# [Requirement]
Provide nothing beyond the count of lines that include the string "this".

# [Data lines]
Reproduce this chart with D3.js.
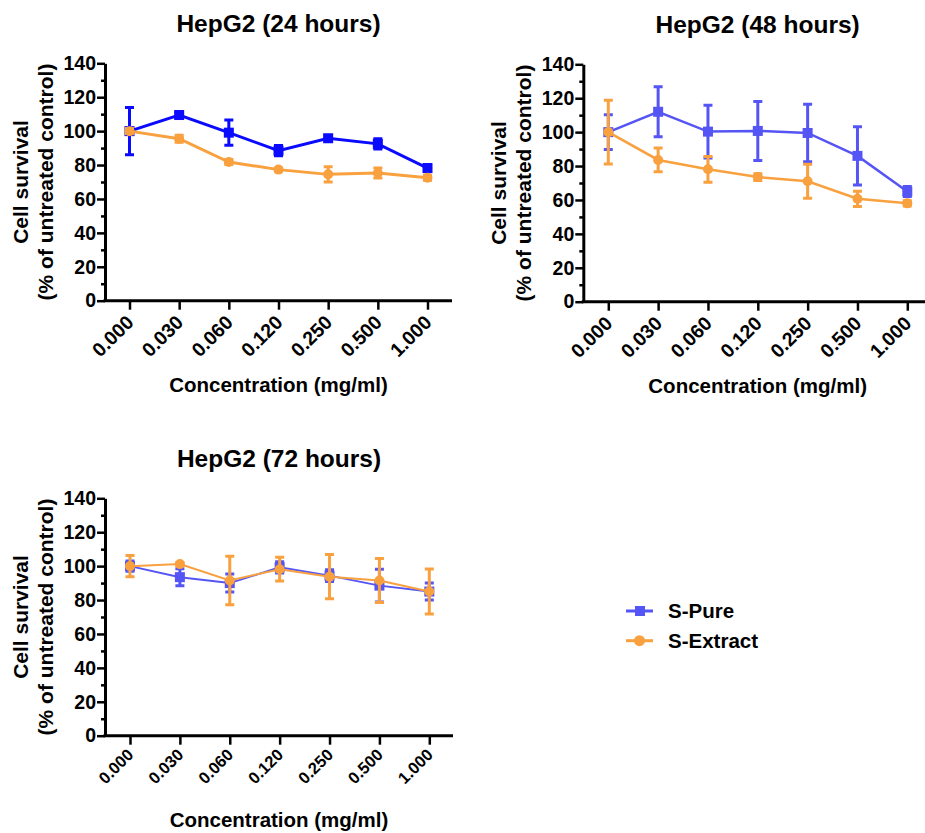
<!DOCTYPE html>
<html>
<head>
<meta charset="utf-8">
<script src="https://cdn.jsdelivr.net/npm/d3@7"></script>
<style>
  body { margin: 0; background: #fff; }
  svg { display: block; font-family: "Liberation Sans", Arial, sans-serif; font-weight: bold; }
</style>
</head>
<body>
<div id="container"></div>
<script>
/* DATA */
const concentrations = ["0.000", "0.030", "0.060", "0.120", "0.250", "0.500", "1.000"];
const yMajorTicks = [0, 20, 40, 60, 80, 100, 120, 140];
const yMinorTicks = [10, 30, 50, 70, 90, 110, 130];
const seriesNames = ["S-Pure", "S-Extract"];
const panelTitles = ["HepG2 (24 hours)", "HepG2 (48 hours)", "HepG2 (72 hours)"];

const pure24 = [100, 109.5, 99.1, 88.5, 95.8, 92.5, 78.2];
const pure24Err = [14, 1.5, 7.5, 3, 1.5, 3, 2];
const extract24 = [100, 95.5, 81.8, 77.3, 74.5, 75.3, 72.5];
const extract24Err = [1.5, 2, 1.5, 1, 4.5, 3, 1.5];

const pure48 = [100, 112, 100.3, 100.7, 99.5, 86, 65];
const pure48Err = [10.3, 14.7, 15.5, 17.4, 17, 17.2, 3];
const extract48 = [100, 83.6, 78.1, 73.5, 71, 60.7, 58];
const extract48Err = [18.8, 7, 7.6, 2, 10, 4.5, 1.5];

const pure72 = [100, 93.5, 90, 99.3, 94.4, 88.5, 85];
const pure72Err = [3, 5, 5.3, 3.3, 3.5, 9.6, 5];
const extract72 = [100, 101.2, 91.5, 98.2, 93.8, 91.5, 85];
const extract72Err = [6.2, 1, 14.3, 7, 13, 13, 13.3];

/* LAYOUT */
const width = 925;
const height = 833;
const orange = "#f9a03f";
const fontFamily = "'Liberation Sans', Arial, sans-serif";

const panels = [
  { title: panelTitles[0], pure: pure24, pureErr: pure24Err, extract: extract24, extractErr: extract24Err,
    axisX: 105, first: 129.5, last: 427.5, axisEnd: 452, yTop: 63.3, yBot: 300.7,
    blue: "#0a0aff", lineW: 3, xLabelSize: 19.5, xLabelShift: 18 },
  { title: panelTitles[1], pure: pure48, pureErr: pure48Err, extract: extract48, extractErr: extract48Err,
    axisX: 583.3, first: 608.3, last: 907.3, axisEnd: 932, yTop: 64.3, yBot: 301.7,
    blue: "#5555f5", lineW: 2.5, xLabelSize: 19.5, xLabelShift: 18 },
  { title: panelTitles[2], pure: pure72, pureErr: pure72Err, extract: extract72, extractErr: extract72Err,
    axisX: 105, first: 130, last: 429.3, axisEnd: 453, yTop: 498.3, yBot: 735.7,
    blue: "#5555f5", lineW: 2, xLabelSize: 16.5, xLabelShift: 16 },
];

const svg = d3
  .select("#container")
  .append("svg")
  .attr("width", width)
  .attr("height", height);

panels.forEach((p) => {
  const xScale = d3.scalePoint().domain(concentrations).range([p.first, p.last]);
  const yScale = d3.scaleLinear().domain([0, 140]).range([p.yBot, p.yTop]);
  const g = svg.append("g");
  const midX = (p.axisX + p.axisEnd) / 2;
  const midY = (p.yTop + p.yBot) / 2;

  // TITLE ------------------------------------------------
  g.append("text")
    .attr("x", midX)
    .attr("y", p.yTop - 31)
    .attr("text-anchor", "middle")
    .style("font-size", "24.5px")
    .text(p.title);

  // Y AXIS -----------------------------------------------
  const yAxis = g
    .append("g")
    .attr("transform", `translate(${p.axisX},0)`)
    .call(d3.axisLeft(yScale).tickValues(yMajorTicks).tickSize(8).tickSizeOuter(0).tickPadding(1));
  yAxis.select(".domain").attr("stroke-width", 3);
  yAxis.selectAll(".tick line").attr("stroke-width", 2.5);
  yAxis.selectAll(".tick text")
    .style("font-size", "19.5px")
    .style("font-weight", "bold")
    .style("font-family", fontFamily);

  const yMinor = g
    .append("g")
    .attr("transform", `translate(${p.axisX},0)`)
    .call(d3.axisLeft(yScale).tickValues(yMinorTicks).tickSize(4).tickSizeOuter(0).tickFormat(""));
  yMinor.select(".domain").remove();
  yMinor.selectAll(".tick line").attr("stroke-width", 2.5);

  // X AXIS -----------------------------------------------
  g.append("line")
    .attr("x1", p.axisX - 1.5)
    .attr("x2", p.axisEnd)
    .attr("y1", p.yBot)
    .attr("y2", p.yBot)
    .attr("stroke", "#000")
    .attr("stroke-width", 3);

  const xAxis = g
    .append("g")
    .attr("transform", `translate(0,${p.yBot})`)
    .call(d3.axisBottom(xScale).tickSize(9).tickSizeOuter(0));
  xAxis.select(".domain").remove();
  xAxis.selectAll(".tick line").attr("stroke-width", 2.5);
  xAxis.selectAll(".tick text")
    .attr("x", 0)
    .attr("y", 0)
    .attr("dy", "0.35em")
    .attr("text-anchor", "end")
    .attr("transform", `translate(0,${p.xLabelShift}) rotate(-45)`)
    .style("font-size", p.xLabelSize + "px")
    .style("font-weight", "bold")
    .style("font-family", fontFamily);

  // AXIS LABELS ------------------------------------------
  g.append("text")
    .attr("x", midX)
    .attr("y", p.yBot + 91)
    .attr("text-anchor", "middle")
    .style("font-size", "20.5px")
    .text("Concentration (mg/ml)");

  g.append("text")
    .attr("transform", `translate(${p.axisX - 77},${midY}) rotate(-90)`)
    .attr("text-anchor", "middle")
    .style("font-size", "21px")
    .text("Cell survival");

  g.append("text")
    .attr("transform", `translate(${p.axisX - 52},${midY}) rotate(-90)`)
    .attr("text-anchor", "middle")
    .style("font-size", "21px")
    .text("(% of untreated control)");

  // SERIES -----------------------------------------------
  const series = [
    { name: seriesNames[0], values: p.pure, errs: p.pureErr, color: p.blue, shape: "square" },
    { name: seriesNames[1], values: p.extract, errs: p.extractErr, color: orange, shape: "circle" },
  ];

  series.forEach((s) => {
    const rows = concentrations.map((c, i) => ({ c, v: s.values[i], e: s.errs[i] }));
    const sg = g.append("g");

    sg.append("path")
      .datum(rows)
      .attr("fill", "none")
      .attr("stroke", s.color)
      .attr("stroke-width", p.lineW)
      .attr("d", d3.line().x((d) => xScale(d.c)).y((d) => yScale(d.v)));

    // error bars
    sg.selectAll(".err")
      .data(rows)
      .join("path")
      .attr("class", "err")
      .attr("fill", "none")
      .attr("stroke", s.color)
      .attr("stroke-width", 3)
      .attr("d", (d) => {
        const x = xScale(d.c);
        const y1 = yScale(d.v + d.e);
        const y0 = yScale(d.v - d.e);
        return `M${x - 4.5},${y1}H${x + 4.5}M${x},${y1}V${y0}M${x - 4.5},${y0}H${x + 4.5}`;
      });

    if (s.shape === "square") {
      sg.selectAll(".mk")
        .data(rows)
        .join("rect")
        .attr("class", "mk")
        .attr("x", (d) => xScale(d.c) - 5)
        .attr("y", (d) => yScale(d.v) - 5)
        .attr("width", 10)
        .attr("height", 10)
        .attr("fill", s.color);
    } else {
      sg.selectAll(".mk")
        .data(rows)
        .join("circle")
        .attr("class", "mk")
        .attr("cx", (d) => xScale(d.c))
        .attr("cy", (d) => yScale(d.v))
        .attr("r", 5)
        .attr("fill", s.color);
    }
  });
});

// LEGEND -------------------------------------------------
const legendColors = ["#5555f5", orange];
const legend = svg
  .selectAll(".legend")
  .data(seriesNames)
  .join("g")
  .attr("class", "legend")
  .attr("transform", (_, i) => `translate(626,${611 + i * 29.7})`);

legend.append("line")
  .attr("x1", 0)
  .attr("x2", 27)
  .attr("stroke", (_, i) => legendColors[i])
  .attr("stroke-width", 3);

legend.each(function (d, i) {
  const el = d3.select(this);
  if (i === 0) {
    el.append("rect").attr("x", 9).attr("y", -5).attr("width", 10).attr("height", 10).attr("fill", legendColors[i]);
  } else {
    el.append("circle").attr("cx", 13.5).attr("cy", 0).attr("r", 5.5).attr("fill", legendColors[i]);
  }
});

legend.append("text")
  .attr("x", 42)
  .attr("dy", "0.36em")
  .style("font-size", "20.5px")
  .text((d) => d);
</script>
</body>
</html>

# [Written response]
2